*Records from a collection*
%%

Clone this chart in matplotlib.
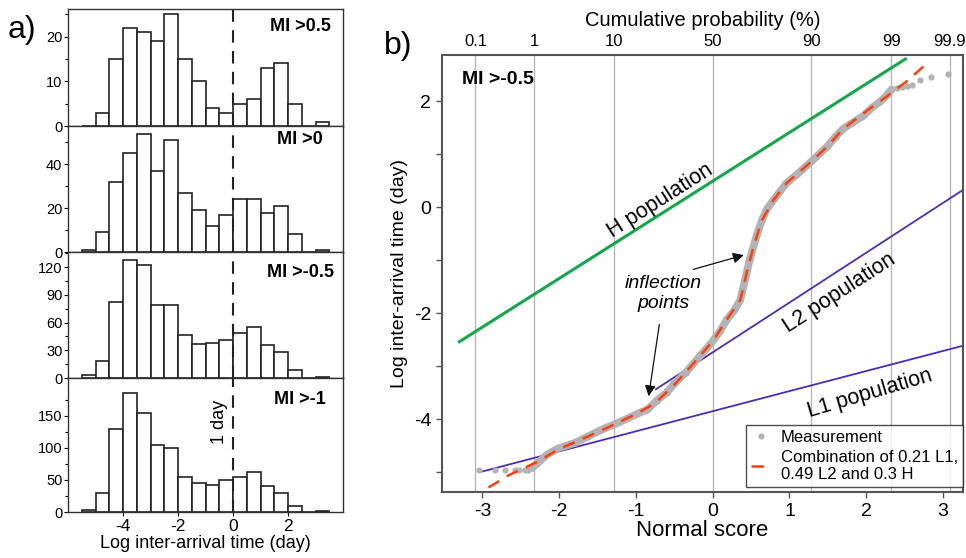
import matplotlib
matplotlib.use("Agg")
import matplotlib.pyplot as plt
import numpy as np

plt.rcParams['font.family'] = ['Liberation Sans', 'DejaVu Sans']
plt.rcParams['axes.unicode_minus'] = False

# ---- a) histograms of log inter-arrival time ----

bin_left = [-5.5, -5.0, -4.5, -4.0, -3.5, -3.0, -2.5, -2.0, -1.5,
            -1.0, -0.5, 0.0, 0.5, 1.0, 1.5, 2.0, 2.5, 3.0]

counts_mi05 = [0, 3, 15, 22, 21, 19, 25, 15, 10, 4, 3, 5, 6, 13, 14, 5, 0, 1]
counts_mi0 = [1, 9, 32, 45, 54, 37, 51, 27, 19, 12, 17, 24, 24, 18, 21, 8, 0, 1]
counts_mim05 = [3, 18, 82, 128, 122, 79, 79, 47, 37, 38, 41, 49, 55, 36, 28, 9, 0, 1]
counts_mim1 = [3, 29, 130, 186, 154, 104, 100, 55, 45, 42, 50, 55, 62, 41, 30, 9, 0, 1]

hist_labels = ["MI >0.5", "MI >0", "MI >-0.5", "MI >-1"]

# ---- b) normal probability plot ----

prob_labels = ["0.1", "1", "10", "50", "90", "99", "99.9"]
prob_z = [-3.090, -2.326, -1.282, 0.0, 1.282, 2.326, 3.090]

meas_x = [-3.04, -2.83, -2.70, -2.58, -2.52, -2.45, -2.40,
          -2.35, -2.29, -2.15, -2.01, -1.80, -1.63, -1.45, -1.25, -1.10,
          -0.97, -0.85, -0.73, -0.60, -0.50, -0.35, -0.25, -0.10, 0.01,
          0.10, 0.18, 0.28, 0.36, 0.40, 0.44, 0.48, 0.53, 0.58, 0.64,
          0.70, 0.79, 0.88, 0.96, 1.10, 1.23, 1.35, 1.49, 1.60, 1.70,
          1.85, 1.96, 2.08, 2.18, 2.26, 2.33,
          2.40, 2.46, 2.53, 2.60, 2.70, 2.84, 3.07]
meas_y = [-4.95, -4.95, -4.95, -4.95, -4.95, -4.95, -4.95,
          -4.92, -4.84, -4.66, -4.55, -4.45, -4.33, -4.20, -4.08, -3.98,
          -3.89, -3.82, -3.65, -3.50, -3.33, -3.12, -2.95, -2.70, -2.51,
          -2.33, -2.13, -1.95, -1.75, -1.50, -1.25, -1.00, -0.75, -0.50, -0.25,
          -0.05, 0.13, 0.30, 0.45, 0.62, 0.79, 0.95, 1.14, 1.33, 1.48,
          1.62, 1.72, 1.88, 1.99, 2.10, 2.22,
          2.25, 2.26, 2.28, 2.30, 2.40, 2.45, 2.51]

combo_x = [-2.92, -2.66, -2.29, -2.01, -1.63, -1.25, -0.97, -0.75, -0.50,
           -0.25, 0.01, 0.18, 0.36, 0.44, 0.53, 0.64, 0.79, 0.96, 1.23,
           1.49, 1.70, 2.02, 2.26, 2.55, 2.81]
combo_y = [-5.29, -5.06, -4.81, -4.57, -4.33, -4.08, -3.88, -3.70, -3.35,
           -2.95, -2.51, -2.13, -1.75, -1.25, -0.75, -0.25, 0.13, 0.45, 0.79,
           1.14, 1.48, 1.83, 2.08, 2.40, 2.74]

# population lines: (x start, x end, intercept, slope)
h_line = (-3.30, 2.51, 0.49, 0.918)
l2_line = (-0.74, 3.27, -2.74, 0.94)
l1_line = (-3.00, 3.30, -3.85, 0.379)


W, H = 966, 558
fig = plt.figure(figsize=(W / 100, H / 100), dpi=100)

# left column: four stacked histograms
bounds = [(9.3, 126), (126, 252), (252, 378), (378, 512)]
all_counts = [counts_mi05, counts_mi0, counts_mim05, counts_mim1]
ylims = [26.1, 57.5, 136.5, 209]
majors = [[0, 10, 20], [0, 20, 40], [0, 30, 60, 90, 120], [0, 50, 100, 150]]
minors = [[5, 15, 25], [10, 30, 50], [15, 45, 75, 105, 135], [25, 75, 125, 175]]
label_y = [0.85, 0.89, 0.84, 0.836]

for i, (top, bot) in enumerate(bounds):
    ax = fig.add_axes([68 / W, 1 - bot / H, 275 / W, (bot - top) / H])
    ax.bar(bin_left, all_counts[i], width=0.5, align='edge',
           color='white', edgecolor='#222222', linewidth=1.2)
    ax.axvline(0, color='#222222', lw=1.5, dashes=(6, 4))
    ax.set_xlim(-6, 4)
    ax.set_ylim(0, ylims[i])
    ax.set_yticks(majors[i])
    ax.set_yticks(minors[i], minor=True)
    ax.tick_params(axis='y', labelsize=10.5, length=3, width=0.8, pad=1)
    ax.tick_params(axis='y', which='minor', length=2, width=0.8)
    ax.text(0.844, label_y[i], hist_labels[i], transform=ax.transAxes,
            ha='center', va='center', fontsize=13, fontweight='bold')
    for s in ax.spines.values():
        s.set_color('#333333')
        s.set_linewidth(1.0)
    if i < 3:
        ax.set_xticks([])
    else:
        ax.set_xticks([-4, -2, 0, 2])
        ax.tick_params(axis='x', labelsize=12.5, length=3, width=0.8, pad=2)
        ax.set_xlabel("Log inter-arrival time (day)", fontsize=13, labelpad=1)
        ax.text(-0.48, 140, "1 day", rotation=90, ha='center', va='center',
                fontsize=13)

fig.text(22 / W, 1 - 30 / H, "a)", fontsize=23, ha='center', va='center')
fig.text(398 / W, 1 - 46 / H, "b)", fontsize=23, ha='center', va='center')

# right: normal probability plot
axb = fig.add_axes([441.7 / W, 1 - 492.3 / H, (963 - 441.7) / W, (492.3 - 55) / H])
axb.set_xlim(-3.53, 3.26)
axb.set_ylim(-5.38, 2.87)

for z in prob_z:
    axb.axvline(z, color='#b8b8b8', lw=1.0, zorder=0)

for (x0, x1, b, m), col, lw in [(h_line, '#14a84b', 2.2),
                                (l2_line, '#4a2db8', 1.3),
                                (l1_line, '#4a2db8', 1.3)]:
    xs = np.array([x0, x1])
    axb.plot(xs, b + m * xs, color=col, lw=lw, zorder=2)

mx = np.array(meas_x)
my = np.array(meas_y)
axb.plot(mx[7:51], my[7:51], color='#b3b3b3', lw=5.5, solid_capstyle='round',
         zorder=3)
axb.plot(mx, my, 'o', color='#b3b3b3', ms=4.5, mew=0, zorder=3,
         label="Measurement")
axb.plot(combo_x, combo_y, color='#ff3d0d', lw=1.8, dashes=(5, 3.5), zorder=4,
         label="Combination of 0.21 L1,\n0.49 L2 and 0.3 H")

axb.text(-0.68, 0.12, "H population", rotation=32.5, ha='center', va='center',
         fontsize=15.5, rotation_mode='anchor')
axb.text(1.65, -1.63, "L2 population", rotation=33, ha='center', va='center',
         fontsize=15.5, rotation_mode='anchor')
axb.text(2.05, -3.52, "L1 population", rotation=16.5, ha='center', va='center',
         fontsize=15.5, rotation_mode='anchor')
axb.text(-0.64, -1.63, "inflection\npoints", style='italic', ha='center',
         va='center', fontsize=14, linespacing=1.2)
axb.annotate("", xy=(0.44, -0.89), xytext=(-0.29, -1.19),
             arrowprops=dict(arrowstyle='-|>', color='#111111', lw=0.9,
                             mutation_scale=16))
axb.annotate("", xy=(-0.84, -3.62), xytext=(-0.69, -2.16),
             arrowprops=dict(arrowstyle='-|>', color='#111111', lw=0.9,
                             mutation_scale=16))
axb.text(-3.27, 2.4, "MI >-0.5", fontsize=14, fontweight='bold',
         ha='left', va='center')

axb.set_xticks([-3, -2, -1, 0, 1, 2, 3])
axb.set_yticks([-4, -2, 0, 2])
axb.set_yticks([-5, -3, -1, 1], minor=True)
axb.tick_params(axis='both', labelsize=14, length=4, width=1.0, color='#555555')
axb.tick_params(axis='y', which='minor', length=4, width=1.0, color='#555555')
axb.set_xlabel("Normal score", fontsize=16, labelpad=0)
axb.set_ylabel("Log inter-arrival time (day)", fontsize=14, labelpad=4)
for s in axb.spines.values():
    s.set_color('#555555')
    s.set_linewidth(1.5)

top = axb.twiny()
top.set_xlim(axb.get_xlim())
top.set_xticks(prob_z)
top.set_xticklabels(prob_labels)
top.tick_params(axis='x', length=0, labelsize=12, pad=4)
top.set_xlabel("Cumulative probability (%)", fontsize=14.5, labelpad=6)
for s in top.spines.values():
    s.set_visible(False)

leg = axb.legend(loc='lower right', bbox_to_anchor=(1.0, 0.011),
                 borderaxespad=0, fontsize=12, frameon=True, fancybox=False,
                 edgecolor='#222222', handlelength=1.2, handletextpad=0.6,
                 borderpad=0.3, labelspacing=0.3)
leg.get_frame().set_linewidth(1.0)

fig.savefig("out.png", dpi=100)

%%
%%

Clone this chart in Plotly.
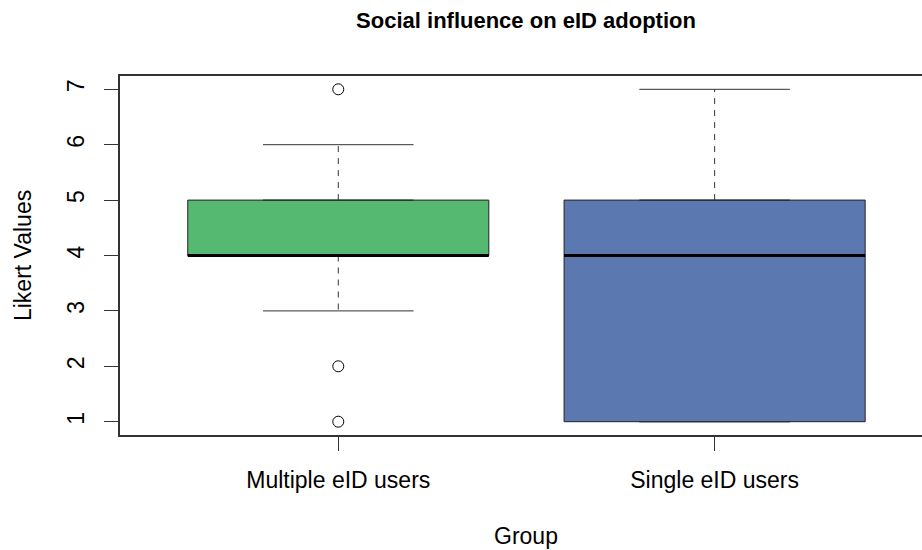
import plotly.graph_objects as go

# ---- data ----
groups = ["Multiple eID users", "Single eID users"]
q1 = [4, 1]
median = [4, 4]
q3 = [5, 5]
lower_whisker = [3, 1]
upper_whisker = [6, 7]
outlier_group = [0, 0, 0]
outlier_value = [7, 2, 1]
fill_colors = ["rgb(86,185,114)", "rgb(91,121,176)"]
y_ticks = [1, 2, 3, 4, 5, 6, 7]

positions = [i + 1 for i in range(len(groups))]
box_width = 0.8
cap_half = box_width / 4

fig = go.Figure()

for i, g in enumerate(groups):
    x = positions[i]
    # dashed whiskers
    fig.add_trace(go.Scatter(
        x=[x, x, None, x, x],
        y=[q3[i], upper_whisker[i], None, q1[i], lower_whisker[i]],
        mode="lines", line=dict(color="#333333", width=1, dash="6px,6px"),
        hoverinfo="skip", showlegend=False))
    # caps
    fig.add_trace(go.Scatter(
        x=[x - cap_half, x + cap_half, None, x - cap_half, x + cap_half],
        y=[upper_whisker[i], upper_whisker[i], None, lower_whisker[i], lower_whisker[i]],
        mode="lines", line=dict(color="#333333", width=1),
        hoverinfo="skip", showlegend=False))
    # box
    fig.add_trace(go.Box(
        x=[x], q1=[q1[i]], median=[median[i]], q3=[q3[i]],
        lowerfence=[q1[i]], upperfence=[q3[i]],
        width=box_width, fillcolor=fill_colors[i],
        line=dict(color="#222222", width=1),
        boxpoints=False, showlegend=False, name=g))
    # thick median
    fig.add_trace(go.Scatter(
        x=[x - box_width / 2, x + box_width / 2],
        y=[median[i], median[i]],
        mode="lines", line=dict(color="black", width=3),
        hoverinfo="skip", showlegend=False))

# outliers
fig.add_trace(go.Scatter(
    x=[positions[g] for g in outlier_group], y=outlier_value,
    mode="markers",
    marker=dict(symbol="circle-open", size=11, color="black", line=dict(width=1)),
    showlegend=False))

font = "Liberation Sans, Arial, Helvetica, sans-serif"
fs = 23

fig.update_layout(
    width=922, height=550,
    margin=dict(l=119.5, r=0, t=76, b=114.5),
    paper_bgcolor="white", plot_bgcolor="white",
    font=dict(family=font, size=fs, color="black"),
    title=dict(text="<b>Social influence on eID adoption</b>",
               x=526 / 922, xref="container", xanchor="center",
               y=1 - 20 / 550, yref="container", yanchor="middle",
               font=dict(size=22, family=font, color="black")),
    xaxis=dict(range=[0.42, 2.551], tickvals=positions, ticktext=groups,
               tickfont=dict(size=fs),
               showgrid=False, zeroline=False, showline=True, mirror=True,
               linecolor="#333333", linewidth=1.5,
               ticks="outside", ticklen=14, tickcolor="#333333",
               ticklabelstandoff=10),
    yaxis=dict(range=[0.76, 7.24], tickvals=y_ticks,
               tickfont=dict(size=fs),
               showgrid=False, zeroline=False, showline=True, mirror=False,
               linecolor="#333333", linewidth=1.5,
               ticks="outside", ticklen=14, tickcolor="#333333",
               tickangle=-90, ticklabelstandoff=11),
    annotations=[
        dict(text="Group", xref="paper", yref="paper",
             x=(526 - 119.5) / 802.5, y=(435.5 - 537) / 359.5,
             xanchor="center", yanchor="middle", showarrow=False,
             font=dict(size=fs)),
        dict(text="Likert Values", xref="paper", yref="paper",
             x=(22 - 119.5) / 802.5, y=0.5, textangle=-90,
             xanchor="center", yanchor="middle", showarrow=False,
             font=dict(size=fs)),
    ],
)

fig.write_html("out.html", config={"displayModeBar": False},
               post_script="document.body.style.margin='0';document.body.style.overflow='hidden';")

%%

*Task brief*
Leave the pictures out, and transcribe exactly the lines above starting at the one that contains "Clone this chart in matplotlib." and ending at the one that contains "prob_z = [-3.090, -2.326, -1.282, 0.0, 1.282, 2.326, 3.090]".

*Full response*
Clone this chart in matplotlib.
import matplotlib
matplotlib.use("Agg")
import matplotlib.pyplot as plt
import numpy as np

plt.rcParams['font.family'] = ['Liberation Sans', 'DejaVu Sans']
plt.rcParams['axes.unicode_minus'] = False

# ---- a) histograms of log inter-arrival time ----

bin_left = [-5.5, -5.0, -4.5, -4.0, -3.5, -3.0, -2.5, -2.0, -1.5,
            -1.0, -0.5, 0.0, 0.5, 1.0, 1.5, 2.0, 2.5, 3.0]

counts_mi05 = [0, 3, 15, 22, 21, 19, 25, 15, 10, 4, 3, 5, 6, 13, 14, 5, 0, 1]
counts_mi0 = [1, 9, 32, 45, 54, 37, 51, 27, 19, 12, 17, 24, 24, 18, 21, 8, 0, 1]
counts_mim05 = [3, 18, 82, 128, 122, 79, 79, 47, 37, 38, 41, 49, 55, 36, 28, 9, 0, 1]
counts_mim1 = [3, 29, 130, 186, 154, 104, 100, 55, 45, 42, 50, 55, 62, 41, 30, 9, 0, 1]

hist_labels = ["MI >0.5", "MI >0", "MI >-0.5", "MI >-1"]

# ---- b) normal probability plot ----

prob_labels = ["0.1", "1", "10", "50", "90", "99", "99.9"]
prob_z = [-3.090, -2.326, -1.282, 0.0, 1.282, 2.326, 3.090]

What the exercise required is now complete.